**Work to be completed**
Include the line containing "from bokeh.resources import INLINE" and all lines before it, repeated exactly from the listing below, without pictures.
· · · · · · ·
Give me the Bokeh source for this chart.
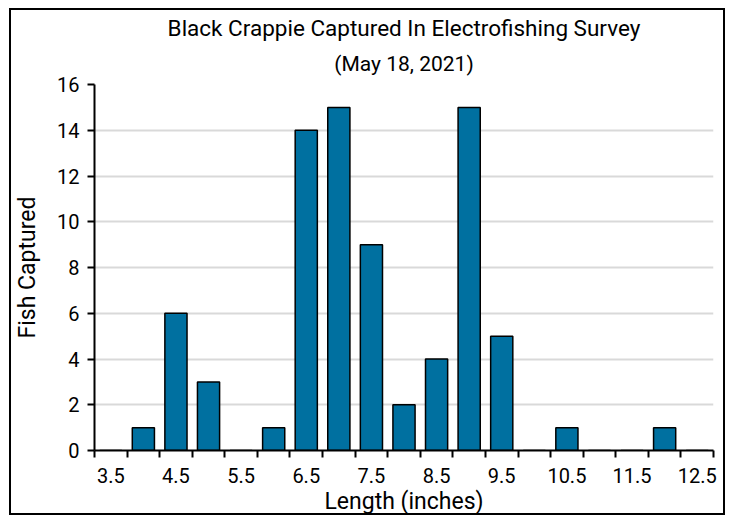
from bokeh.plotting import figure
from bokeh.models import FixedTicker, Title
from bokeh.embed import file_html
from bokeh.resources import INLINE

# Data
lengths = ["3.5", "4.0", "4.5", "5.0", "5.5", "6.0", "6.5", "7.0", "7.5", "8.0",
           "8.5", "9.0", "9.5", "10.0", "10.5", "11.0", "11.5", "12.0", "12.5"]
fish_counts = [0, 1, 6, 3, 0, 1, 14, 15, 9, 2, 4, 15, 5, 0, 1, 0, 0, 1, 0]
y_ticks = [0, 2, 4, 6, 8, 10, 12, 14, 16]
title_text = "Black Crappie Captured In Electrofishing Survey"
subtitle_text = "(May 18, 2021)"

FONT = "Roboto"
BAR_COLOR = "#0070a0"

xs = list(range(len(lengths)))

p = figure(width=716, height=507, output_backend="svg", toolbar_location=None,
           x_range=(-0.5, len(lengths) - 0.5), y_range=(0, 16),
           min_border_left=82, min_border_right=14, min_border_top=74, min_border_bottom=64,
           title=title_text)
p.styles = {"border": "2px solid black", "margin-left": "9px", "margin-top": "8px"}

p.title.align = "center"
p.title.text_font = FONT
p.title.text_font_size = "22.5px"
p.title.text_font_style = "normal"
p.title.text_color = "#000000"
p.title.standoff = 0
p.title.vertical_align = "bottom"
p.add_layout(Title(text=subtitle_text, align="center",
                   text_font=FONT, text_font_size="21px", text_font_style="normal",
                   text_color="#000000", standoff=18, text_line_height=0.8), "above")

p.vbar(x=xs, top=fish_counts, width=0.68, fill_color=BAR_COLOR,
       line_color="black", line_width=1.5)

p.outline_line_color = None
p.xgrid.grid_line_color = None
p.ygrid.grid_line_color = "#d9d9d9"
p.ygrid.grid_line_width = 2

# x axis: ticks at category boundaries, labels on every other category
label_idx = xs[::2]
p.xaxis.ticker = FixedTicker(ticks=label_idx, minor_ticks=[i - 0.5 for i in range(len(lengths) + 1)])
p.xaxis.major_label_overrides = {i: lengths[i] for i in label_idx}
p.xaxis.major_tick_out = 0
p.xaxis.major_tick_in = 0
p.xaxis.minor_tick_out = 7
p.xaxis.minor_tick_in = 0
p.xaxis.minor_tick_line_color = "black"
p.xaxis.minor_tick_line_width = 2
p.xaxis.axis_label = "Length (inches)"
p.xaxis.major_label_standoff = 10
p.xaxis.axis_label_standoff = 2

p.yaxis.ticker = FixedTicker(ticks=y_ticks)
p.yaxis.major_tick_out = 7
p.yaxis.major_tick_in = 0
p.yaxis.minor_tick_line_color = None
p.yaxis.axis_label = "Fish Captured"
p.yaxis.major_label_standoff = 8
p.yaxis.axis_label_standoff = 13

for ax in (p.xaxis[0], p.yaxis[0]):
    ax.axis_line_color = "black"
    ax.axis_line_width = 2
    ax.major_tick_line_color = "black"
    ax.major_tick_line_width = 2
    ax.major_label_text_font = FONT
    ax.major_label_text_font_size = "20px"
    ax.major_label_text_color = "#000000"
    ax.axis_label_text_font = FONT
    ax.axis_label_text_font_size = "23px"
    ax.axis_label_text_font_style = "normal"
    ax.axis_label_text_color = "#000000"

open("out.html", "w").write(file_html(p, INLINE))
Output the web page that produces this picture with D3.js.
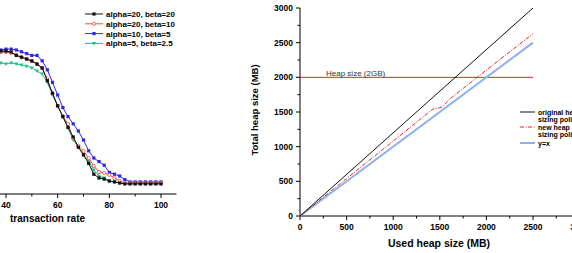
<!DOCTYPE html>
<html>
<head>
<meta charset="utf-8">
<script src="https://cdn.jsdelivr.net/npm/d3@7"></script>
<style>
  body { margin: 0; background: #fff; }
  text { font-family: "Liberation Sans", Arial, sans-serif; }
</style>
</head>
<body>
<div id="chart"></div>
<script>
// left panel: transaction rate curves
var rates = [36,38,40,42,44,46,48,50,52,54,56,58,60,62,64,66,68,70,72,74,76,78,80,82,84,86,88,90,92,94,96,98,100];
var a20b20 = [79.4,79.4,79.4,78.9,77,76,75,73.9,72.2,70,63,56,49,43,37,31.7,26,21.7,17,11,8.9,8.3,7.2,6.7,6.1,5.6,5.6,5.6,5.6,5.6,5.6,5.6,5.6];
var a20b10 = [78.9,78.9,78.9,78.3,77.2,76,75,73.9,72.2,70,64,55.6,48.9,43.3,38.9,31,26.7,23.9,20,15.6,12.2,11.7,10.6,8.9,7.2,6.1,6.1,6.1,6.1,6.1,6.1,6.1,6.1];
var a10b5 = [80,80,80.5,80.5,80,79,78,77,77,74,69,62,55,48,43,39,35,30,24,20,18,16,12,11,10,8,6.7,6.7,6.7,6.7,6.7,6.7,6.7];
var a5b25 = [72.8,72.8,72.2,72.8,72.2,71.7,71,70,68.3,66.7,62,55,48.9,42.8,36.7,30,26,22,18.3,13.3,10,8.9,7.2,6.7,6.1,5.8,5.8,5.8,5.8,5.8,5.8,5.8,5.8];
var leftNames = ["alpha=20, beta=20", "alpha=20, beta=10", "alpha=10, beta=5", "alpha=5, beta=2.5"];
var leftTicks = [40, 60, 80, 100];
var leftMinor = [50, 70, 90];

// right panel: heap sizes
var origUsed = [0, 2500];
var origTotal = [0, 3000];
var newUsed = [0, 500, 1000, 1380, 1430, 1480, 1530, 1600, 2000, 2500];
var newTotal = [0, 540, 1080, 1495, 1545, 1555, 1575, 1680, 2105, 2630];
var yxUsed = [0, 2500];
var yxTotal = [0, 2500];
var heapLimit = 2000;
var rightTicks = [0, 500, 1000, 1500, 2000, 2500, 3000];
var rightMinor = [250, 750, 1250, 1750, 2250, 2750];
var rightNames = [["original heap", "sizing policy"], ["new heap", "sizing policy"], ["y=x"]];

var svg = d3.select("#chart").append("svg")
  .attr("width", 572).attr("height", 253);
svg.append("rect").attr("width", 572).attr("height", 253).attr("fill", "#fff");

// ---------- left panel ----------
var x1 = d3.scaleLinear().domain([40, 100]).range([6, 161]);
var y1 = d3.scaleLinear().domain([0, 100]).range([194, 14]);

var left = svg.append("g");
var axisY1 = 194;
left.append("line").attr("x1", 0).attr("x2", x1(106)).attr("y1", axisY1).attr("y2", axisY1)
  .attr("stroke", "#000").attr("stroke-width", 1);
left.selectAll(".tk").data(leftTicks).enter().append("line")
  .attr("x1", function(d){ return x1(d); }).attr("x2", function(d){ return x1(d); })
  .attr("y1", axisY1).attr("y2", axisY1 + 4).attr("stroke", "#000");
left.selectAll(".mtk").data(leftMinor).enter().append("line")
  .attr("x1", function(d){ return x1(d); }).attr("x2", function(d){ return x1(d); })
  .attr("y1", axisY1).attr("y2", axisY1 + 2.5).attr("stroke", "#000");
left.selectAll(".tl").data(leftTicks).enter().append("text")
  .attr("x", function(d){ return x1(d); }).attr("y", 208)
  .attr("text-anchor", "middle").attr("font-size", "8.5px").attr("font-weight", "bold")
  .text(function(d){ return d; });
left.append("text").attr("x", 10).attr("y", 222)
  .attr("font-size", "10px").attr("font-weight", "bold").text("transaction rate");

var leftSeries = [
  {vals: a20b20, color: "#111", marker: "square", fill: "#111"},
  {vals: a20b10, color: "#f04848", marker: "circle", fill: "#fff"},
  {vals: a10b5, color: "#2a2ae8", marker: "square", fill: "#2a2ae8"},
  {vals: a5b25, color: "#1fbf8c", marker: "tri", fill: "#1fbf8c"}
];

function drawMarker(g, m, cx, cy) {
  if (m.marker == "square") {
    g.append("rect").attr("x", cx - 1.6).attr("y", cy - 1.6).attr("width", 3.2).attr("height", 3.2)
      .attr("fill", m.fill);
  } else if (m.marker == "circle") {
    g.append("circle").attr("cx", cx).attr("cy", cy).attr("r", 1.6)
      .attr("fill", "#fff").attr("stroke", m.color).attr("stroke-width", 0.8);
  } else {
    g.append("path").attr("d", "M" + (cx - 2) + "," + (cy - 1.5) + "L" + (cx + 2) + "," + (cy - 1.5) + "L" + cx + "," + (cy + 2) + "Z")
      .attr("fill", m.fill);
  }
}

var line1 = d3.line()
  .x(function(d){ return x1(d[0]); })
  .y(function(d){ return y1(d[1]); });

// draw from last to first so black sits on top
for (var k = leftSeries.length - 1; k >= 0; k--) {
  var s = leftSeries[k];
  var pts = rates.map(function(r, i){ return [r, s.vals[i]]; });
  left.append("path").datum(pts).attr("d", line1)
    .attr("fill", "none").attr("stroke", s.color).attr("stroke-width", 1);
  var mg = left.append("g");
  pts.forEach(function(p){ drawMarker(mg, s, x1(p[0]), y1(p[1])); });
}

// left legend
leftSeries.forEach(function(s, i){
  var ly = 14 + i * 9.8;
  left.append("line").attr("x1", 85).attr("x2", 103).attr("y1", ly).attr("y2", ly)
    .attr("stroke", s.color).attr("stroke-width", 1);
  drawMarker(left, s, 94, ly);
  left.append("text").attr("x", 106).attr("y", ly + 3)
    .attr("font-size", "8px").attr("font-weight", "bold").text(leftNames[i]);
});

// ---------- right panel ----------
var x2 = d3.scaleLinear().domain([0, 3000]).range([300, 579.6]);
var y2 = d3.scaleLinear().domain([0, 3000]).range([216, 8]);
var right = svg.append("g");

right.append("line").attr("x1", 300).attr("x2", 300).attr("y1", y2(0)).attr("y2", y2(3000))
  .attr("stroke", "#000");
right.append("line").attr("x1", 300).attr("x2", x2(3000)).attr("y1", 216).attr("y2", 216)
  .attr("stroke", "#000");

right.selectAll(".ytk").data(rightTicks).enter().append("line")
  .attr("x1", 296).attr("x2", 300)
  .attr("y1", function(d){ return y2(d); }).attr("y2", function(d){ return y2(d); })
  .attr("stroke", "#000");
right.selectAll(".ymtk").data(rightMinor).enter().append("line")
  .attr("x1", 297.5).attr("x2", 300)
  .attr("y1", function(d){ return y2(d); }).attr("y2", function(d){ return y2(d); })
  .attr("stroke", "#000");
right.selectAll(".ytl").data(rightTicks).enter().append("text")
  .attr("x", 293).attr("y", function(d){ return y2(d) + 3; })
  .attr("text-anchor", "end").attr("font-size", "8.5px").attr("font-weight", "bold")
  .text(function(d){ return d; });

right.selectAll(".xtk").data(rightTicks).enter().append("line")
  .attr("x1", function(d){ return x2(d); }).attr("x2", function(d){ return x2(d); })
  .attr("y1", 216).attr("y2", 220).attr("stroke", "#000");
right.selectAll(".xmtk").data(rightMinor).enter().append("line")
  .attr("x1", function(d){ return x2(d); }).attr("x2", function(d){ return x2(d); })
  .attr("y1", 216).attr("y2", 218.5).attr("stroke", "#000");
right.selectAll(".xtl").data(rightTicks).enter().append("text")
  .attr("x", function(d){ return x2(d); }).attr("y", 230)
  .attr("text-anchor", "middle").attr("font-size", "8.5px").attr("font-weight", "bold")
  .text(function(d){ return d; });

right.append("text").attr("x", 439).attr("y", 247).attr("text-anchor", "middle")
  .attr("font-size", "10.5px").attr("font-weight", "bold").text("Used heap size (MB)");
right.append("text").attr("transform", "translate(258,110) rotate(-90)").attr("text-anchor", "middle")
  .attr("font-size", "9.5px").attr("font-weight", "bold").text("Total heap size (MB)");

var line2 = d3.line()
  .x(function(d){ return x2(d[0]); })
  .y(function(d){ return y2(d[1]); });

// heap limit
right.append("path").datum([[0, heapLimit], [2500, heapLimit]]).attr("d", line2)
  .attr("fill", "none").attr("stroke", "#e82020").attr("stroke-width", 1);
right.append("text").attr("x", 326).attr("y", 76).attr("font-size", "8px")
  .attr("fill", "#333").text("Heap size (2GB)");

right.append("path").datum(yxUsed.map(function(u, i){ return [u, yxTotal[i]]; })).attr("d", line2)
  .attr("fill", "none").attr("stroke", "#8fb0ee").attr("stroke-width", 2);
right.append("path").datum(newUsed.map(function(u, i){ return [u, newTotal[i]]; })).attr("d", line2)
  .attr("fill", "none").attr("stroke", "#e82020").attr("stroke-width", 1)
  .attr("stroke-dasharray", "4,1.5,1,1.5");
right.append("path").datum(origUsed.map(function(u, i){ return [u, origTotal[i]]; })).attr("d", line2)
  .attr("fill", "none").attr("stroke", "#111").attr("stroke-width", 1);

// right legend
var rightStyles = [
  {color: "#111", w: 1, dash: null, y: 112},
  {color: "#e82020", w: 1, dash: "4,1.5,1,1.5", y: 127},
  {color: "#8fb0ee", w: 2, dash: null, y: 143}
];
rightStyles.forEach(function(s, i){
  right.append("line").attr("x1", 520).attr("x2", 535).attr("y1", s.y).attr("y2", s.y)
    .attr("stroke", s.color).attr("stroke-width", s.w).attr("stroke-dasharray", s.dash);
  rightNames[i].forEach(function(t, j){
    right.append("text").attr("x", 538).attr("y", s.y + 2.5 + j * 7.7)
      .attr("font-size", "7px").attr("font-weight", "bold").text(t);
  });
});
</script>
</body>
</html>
· · · · · · ·
**Completed exercise**
Give me the Bokeh source for this chart.
from bokeh.plotting import figure
from bokeh.models import FixedTicker, Title
from bokeh.embed import file_html
from bokeh.resources import INLINE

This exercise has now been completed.